I also managed to plant more peas the other day by crawling and sitting, using a hand tool to make the rows. I'd be sitting out there planting the cabbages, lettuce, etc., this week, if it weren't raining now, with forecasts for rain pretty much until Saturday. 'T is spring.
|I hopped on one foot, into the rain, to bring you this first tulip.|
I am fortunate. My handicap is temporary. Not everyone is so fortunate.
Jim Long, a long-time garden columnist and herb growing guru, once wrote about a woman who wanted him to show her his garden. He wondered just how he could do so, since she was blind. Most of us with sight would think this a tremendous obstacle to gardening. Yet, Long wrote, she taught him a few things about his own plants. Texture and fragrance become paramount when you have no sight. Her visit added new depth to his own appreciation of the plants he tended.
Other people tend their gardens from wheelchairs, or with numerous other physical challenges.
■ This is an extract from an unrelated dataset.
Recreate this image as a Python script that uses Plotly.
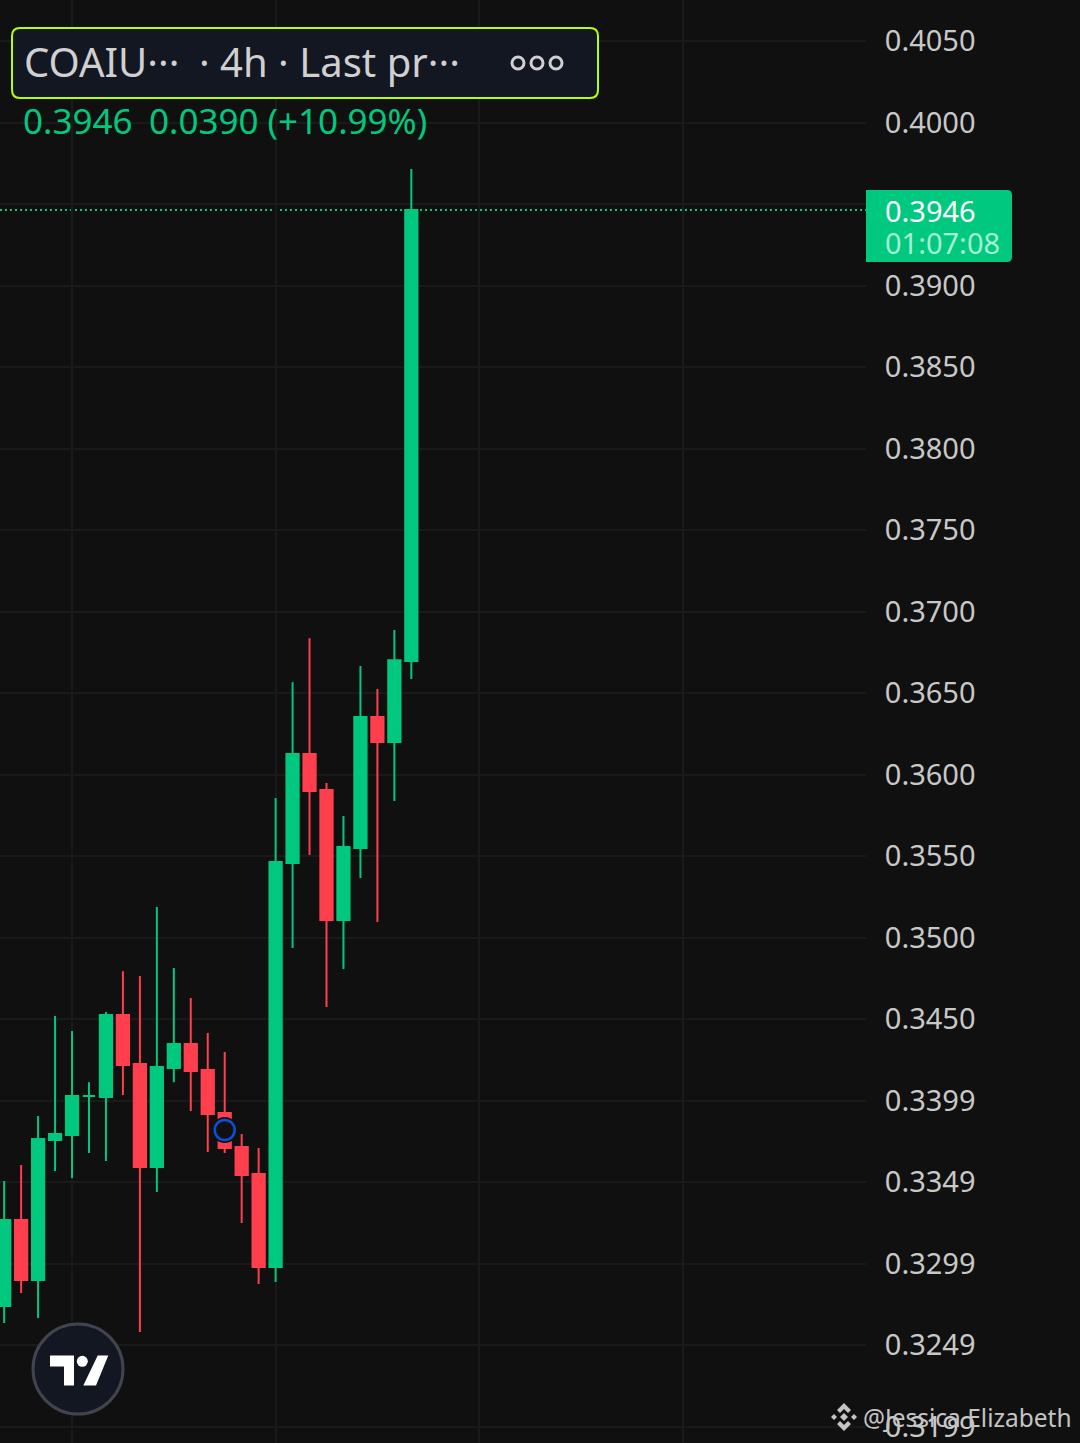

Yet they manage, finding different ways to do things that the able-bodied do without thinking. Instead of lying down and giving in, moaning that they "cannot," they discover ways that they "can." Then they "do." Gardening is a strong call. Those of us who hear that call will do what it takes to follow it.
Sometimes we teeter. Sometimes we limp. We get our wheels stuck and bang into things. But we go on. No moaning, no complaining. Just dirt under our fingernails. Smiles on our faces. And hearts well satisfied.